Data section:
---

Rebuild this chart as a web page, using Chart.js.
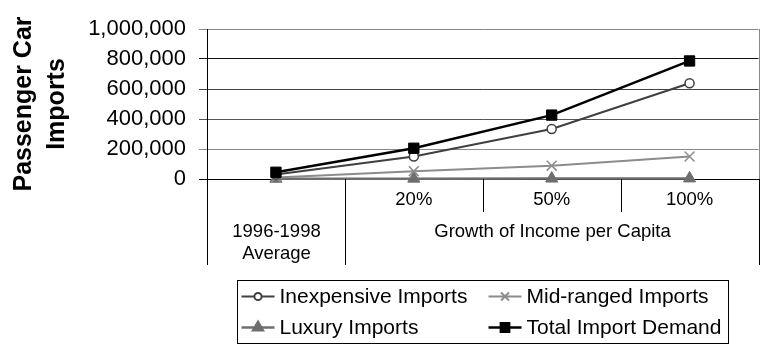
<!DOCTYPE html>
<html lang="en">
<head>
  <meta charset="UTF-8" />
  <title>Passenger Car Imports</title>
  <script src="https://cdn.jsdelivr.net/npm/chart.js"></script>
  <style>
    html, body { margin: 0; padding: 0; background: #fff; }
    canvas { display: block; }
  </style>
</head>
<body>
  <canvas id="grafico" width="767" height="349"></canvas>

  <script>
    // categories, tick labels and the two-level axis groups
    const categories = ['1996-1998 Average', '20%', '50%', '100%'];
    const tickLabels = ['', '20%', '50%', '100%'];
    const groups = [
      { label: ['1996-1998', 'Average'], from: 0, to: 0 },
      { label: ['Growth of Income per Capita'], from: 1, to: 3 }
    ];
    const yTicks = [0, 200000, 400000, 600000, 800000, 1000000];

    // series
    const inexpensive = [30000, 150000, 333000, 638000];
    const midRanged = [10000, 52000, 89000, 150000];
    const luxury = [1500, 2500, 3000, 4000];
    const totalDemand = [45000, 205000, 426000, 787000];

    const FONT = 'Arial, "Liberation Sans", sans-serif';
    const gridShades = ['#000', '#888', '#555', '#444', '#111', '#888'];

    // category axis: separators below the plot and the group captions
    const catAxis = {
      id: 'catAxis',
      afterDraw(chart) {
        const { ctx, chartArea: a, scales: { x } } = chart;
        const half = (x.getPixelForTick(1) - x.getPixelForTick(0)) / 2;
        const edge = i => Math.round(x.getPixelForTick(0) - half + i * 2 * half) + 0.5;
        const starts = groups.map(g => g.from);

        ctx.save();
        ctx.lineWidth = 1;
        ctx.strokeStyle = '#000';
        for (let i = 0; i <= categories.length; i++) {
          const long = starts.includes(i) || i === categories.length;
          ctx.beginPath();
          ctx.moveTo(edge(i), a.bottom);
          ctx.lineTo(edge(i), long ? x.bottom : a.bottom + 33);
          ctx.stroke();
        }
        // plot frame on the right
        ctx.strokeStyle = '#888';
        ctx.beginPath();
        ctx.moveTo(edge(categories.length), a.top);
        ctx.lineTo(edge(categories.length), a.bottom);
        ctx.stroke();

        ctx.fillStyle = '#000';
        ctx.font = '18.5px ' + FONT;
        ctx.textAlign = 'center';
        ctx.textBaseline = 'middle';
        groups.forEach(g => {
          const cx = (edge(g.from) + edge(g.to + 1)) / 2;
          g.label.forEach((line, k) => ctx.fillText(line, cx, a.bottom + 53 + k * 21.5));
        });
        ctx.restore();
      }
    };

    // boxed two-column legend under the plot
    const legendW = 491, legendH = 63;
    const boxLegend = {
      id: 'boxLegend',
      afterDraw(chart) {
        const { ctx, chartArea: a, scales: { x } } = chart;
        const left = Math.round((a.left + a.right - legendW) / 2) + 0.5;
        const top = Math.round(x.bottom + 15) + 0.5;
        ctx.save();
        ctx.strokeStyle = '#000';
        ctx.lineWidth = 1;
        ctx.strokeRect(left, top, legendW, legendH);
        ctx.font = '21px ' + FONT;
        ctx.textBaseline = 'middle';
        chart.data.datasets.forEach((ds, i) => {
          const sx = left + 4 + (i % 2) * 247;
          const sy = top + 16 + Math.floor(i / 2) * 31;
          ctx.strokeStyle = ds.borderColor;
          ctx.lineWidth = ds.borderWidth;
          ctx.beginPath();
          ctx.moveTo(sx, sy);
          ctx.lineTo(sx + 33, sy);
          ctx.stroke();
          ctx.fillStyle = ds.pointBackgroundColor;
          ctx.strokeStyle = ds.pointBorderColor;
          Chart.helpers.drawPoint(ctx, {
            pointStyle: ds.pointStyle,
            radius: ds.pointRadius * 0.8,
            borderWidth: ds.pointBorderWidth,
            rotation: 0
          }, sx + 16.5, sy);
          ctx.fillStyle = '#000';
          ctx.fillText(ds.label, sx + 38, sy + 1);
        });
        ctx.restore();
      }
    };

    const ctx = document.getElementById('grafico').getContext('2d');
    new Chart(ctx, {
      type: 'line',
      data: {
        labels: categories,
        datasets: [
          {
            label: 'Inexpensive Imports',
            data: inexpensive,
            borderColor: '#404040',
            borderWidth: 2,
            pointStyle: 'circle',
            pointRadius: 4.5,
            pointBackgroundColor: '#fff',
            pointBorderColor: '#404040',
            pointBorderWidth: 1.5,
            order: 1
          },
          {
            label: 'Mid-ranged Imports',
            data: midRanged,
            borderColor: '#8c8c8c',
            borderWidth: 2,
            pointStyle: 'crossRot',
            pointRadius: 7,
            pointBackgroundColor: '#8c8c8c',
            pointBorderColor: '#8c8c8c',
            pointBorderWidth: 1.5,
            order: 2
          },
          {
            label: 'Luxury Imports',
            data: luxury,
            borderColor: '#6e6e6e',
            borderWidth: 2.5,
            pointStyle: 'triangle',
            pointRadius: 7,
            pointBackgroundColor: '#6e6e6e',
            pointBorderColor: '#6e6e6e',
            pointBorderWidth: 1,
            order: 3
          },
          {
            label: 'Total Import Demand',
            data: totalDemand,
            borderColor: '#000',
            borderWidth: 2.5,
            pointStyle: 'rect',
            pointRadius: 7.3,
            pointBackgroundColor: '#000',
            pointBorderColor: '#000',
            pointBorderWidth: 1,
            order: 0
          }
        ]
      },
      options: {
        responsive: false,
        animation: false,
        devicePixelRatio: 1,
        layout: { padding: { top: 29, right: 0, bottom: 84, left: 0 } },
        elements: { line: { tension: 0 } },
        datasets: { line: { clip: false } },
        plugins: {
          legend: { display: false },
          tooltip: { enabled: false }
        },
        scales: {
          x: {
            offset: true,
            afterFit: s => { s.height = 86; },
            grid: { display: false, drawTicks: false },
            border: { display: true, color: '#000', width: 1 },
            ticks: {
              padding: 10,
              color: '#000',
              font: { family: FONT, size: 18.5 },
              maxRotation: 0,
              autoSkip: false,
              callback: (v, i) => tickLabels[i]
            }
          },
          y: {
            min: 0,
            max: 1000000,
            afterFit: s => { s.width = 207; },
            afterBuildTicks: s => { s.ticks = yTicks.map(v => ({ value: v })); },
            grid: {
              color: c => gridShades[c.index],
              tickLength: 8
            },
            border: { display: true, color: '#000', width: 1 },
            ticks: {
              padding: 13,
              color: '#000',
              font: { family: FONT, size: 22 },
              callback: v => v.toLocaleString('en-US')
            },
            title: {
              display: true,
              text: ['Passenger Car', 'Imports'],
              color: '#000',
              font: { family: FONT, size: 25, weight: 'bold', lineHeight: 1.3 },
              padding: { top: 8, bottom: 0 }
            }
          }
        }
      },
      plugins: [catAxis, boxLegend]
    });
  </script>
</body>
</html>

---

Ignore the images and quote every line of the listing exactly.

Rebuild this chart as a web page, using Chart.js.
<!DOCTYPE html>
<html lang="en">
<head>
  <meta charset="UTF-8" />
  <title>Passenger Car Imports</title>
  <script src="https://cdn.jsdelivr.net/npm/chart.js"></script>
  <style>
    html, body { margin: 0; padding: 0; background: #fff; }
    canvas { display: block; }
  </style>
</head>
<body>
  <canvas id="grafico" width="767" height="349"></canvas>

  <script>
    // categories, tick labels and the two-level axis groups
    const categories = ['1996-1998 Average', '20%', '50%', '100%'];
    const tickLabels = ['', '20%', '50%', '100%'];
    const groups = [
      { label: ['1996-1998', 'Average'], from: 0, to: 0 },
      { label: ['Growth of Income per Capita'], from: 1, to: 3 }
    ];
    const yTicks = [0, 200000, 400000, 600000, 800000, 1000000];

    // series
    const inexpensive = [30000, 150000, 333000, 638000];
    const midRanged = [10000, 52000, 89000, 150000];
    const luxury = [1500, 2500, 3000, 4000];
    const totalDemand = [45000, 205000, 426000, 787000];

    const FONT = 'Arial, "Liberation Sans", sans-serif';
    const gridShades = ['#000', '#888', '#555', '#444', '#111', '#888'];

    // category axis: separators below the plot and the group captions
    const catAxis = {
      id: 'catAxis',
      afterDraw(chart) {
        const { ctx, chartArea: a, scales: { x } } = chart;
        const half = (x.getPixelForTick(1) - x.getPixelForTick(0)) / 2;
        const edge = i => Math.round(x.getPixelForTick(0) - half + i * 2 * half) + 0.5;
        const starts = groups.map(g => g.from);

        ctx.save();
        ctx.lineWidth = 1;
        ctx.strokeStyle = '#000';
        for (let i = 0; i <= categories.length; i++) {
          const long = starts.includes(i) || i === categories.length;
          ctx.beginPath();
          ctx.moveTo(edge(i), a.bottom);
          ctx.lineTo(edge(i), long ? x.bottom : a.bottom + 33);
          ctx.stroke();
        }
        // plot frame on the right
        ctx.strokeStyle = '#888';
        ctx.beginPath();
        ctx.moveTo(edge(categories.length), a.top);
        ctx.lineTo(edge(categories.length), a.bottom);
        ctx.stroke();

        ctx.fillStyle = '#000';
        ctx.font = '18.5px ' + FONT;
        ctx.textAlign = 'center';
        ctx.textBaseline = 'middle';
        groups.forEach(g => {
          const cx = (edge(g.from) + edge(g.to + 1)) / 2;
          g.label.forEach((line, k) => ctx.fillText(line, cx, a.bottom + 53 + k * 21.5));
        });
        ctx.restore();
      }
    };

    // boxed two-column legend under the plot
    const legendW = 491, legendH = 63;
    const boxLegend = {
      id: 'boxLegend',
      afterDraw(chart) {
        const { ctx, chartArea: a, scales: { x } } = chart;
        const left = Math.round((a.left + a.right - legendW) / 2) + 0.5;
        const top = Math.round(x.bottom + 15) + 0.5;
        ctx.save();
        ctx.strokeStyle = '#000';
        ctx.lineWidth = 1;
        ctx.strokeRect(left, top, legendW, legendH);
        ctx.font = '21px ' + FONT;
        ctx.textBaseline = 'middle';
        chart.data.datasets.forEach((ds, i) => {
          const sx = left + 4 + (i % 2) * 247;
          const sy = top + 16 + Math.floor(i / 2) * 31;
          ctx.strokeStyle = ds.borderColor;
          ctx.lineWidth = ds.borderWidth;
          ctx.beginPath();
          ctx.moveTo(sx, sy);
          ctx.lineTo(sx + 33, sy);
          ctx.stroke();
          ctx.fillStyle = ds.pointBackgroundColor;
          ctx.strokeStyle = ds.pointBorderColor;
          Chart.helpers.drawPoint(ctx, {
            pointStyle: ds.pointStyle,
            radius: ds.pointRadius * 0.8,
            borderWidth: ds.pointBorderWidth,
            rotation: 0
          }, sx + 16.5, sy);
          ctx.fillStyle = '#000';
          ctx.fillText(ds.label, sx + 38, sy + 1);
        });
        ctx.restore();
      }
    };

    const ctx = document.getElementById('grafico').getContext('2d');
    new Chart(ctx, {
      type: 'line',
      data: {
        labels: categories,
        datasets: [
          {
            label: 'Inexpensive Imports',
            data: inexpensive,
            borderColor: '#404040',
            borderWidth: 2,
            pointStyle: 'circle',
            pointRadius: 4.5,
            pointBackgroundColor: '#fff',
            pointBorderColor: '#404040',
            pointBorderWidth: 1.5,
            order: 1
          },
          {
            label: 'Mid-ranged Imports',
            data: midRanged,
            borderColor: '#8c8c8c',
            borderWidth: 2,
            pointStyle: 'crossRot',
            pointRadius: 7,
            pointBackgroundColor: '#8c8c8c',
            pointBorderColor: '#8c8c8c',
            pointBorderWidth: 1.5,
            order: 2
          },
          {
            label: 'Luxury Imports',
            data: luxury,
            borderColor: '#6e6e6e',
            borderWidth: 2.5,
            pointStyle: 'triangle',
            pointRadius: 7,
            pointBackgroundColor: '#6e6e6e',
            pointBorderColor: '#6e6e6e',
            pointBorderWidth: 1,
            order: 3
          },
          {
            label: 'Total Import Demand',
            data: totalDemand,
            borderColor: '#000',
            borderWidth: 2.5,
            pointStyle: 'rect',
            pointRadius: 7.3,
            pointBackgroundColor: '#000',
            pointBorderColor: '#000',
            pointBorderWidth: 1,
            order: 0
          }
        ]
      },
      options: {
        responsive: false,
        animation: false,
        devicePixelRatio: 1,
        layout: { padding: { top: 29, right: 0, bottom: 84, left: 0 } },
        elements: { line: { tension: 0 } },
        datasets: { line: { clip: false } },
        plugins: {
          legend: { display: false },
          tooltip: { enabled: false }
        },
        scales: {
          x: {
            offset: true,
            afterFit: s => { s.height = 86; },
            grid: { display: false, drawTicks: false },
            border: { display: true, color: '#000', width: 1 },
            ticks: {
              padding: 10,
              color: '#000',
              font: { family: FONT, size: 18.5 },
              maxRotation: 0,
              autoSkip: false,
              callback: (v, i) => tickLabels[i]
            }
          },
          y: {
            min: 0,
            max: 1000000,
            afterFit: s => { s.width = 207; },
            afterBuildTicks: s => { s.ticks = yTicks.map(v => ({ value: v })); },
            grid: {
              color: c => gridShades[c.index],
              tickLength: 8
            },
            border: { display: true, color: '#000', width: 1 },
            ticks: {
              padding: 13,
              color: '#000',
              font: { family: FONT, size: 22 },
              callback: v => v.toLocaleString('en-US')
            },
            title: {
              display: true,
              text: ['Passenger Car', 'Imports'],
              color: '#000',
              font: { family: FONT, size: 25, weight: 'bold', lineHeight: 1.3 },
              padding: { top: 8, bottom: 0 }
            }
          }
        }
      },
      plugins: [catAxis, boxLegend]
    });
  </script>
</body>
</html>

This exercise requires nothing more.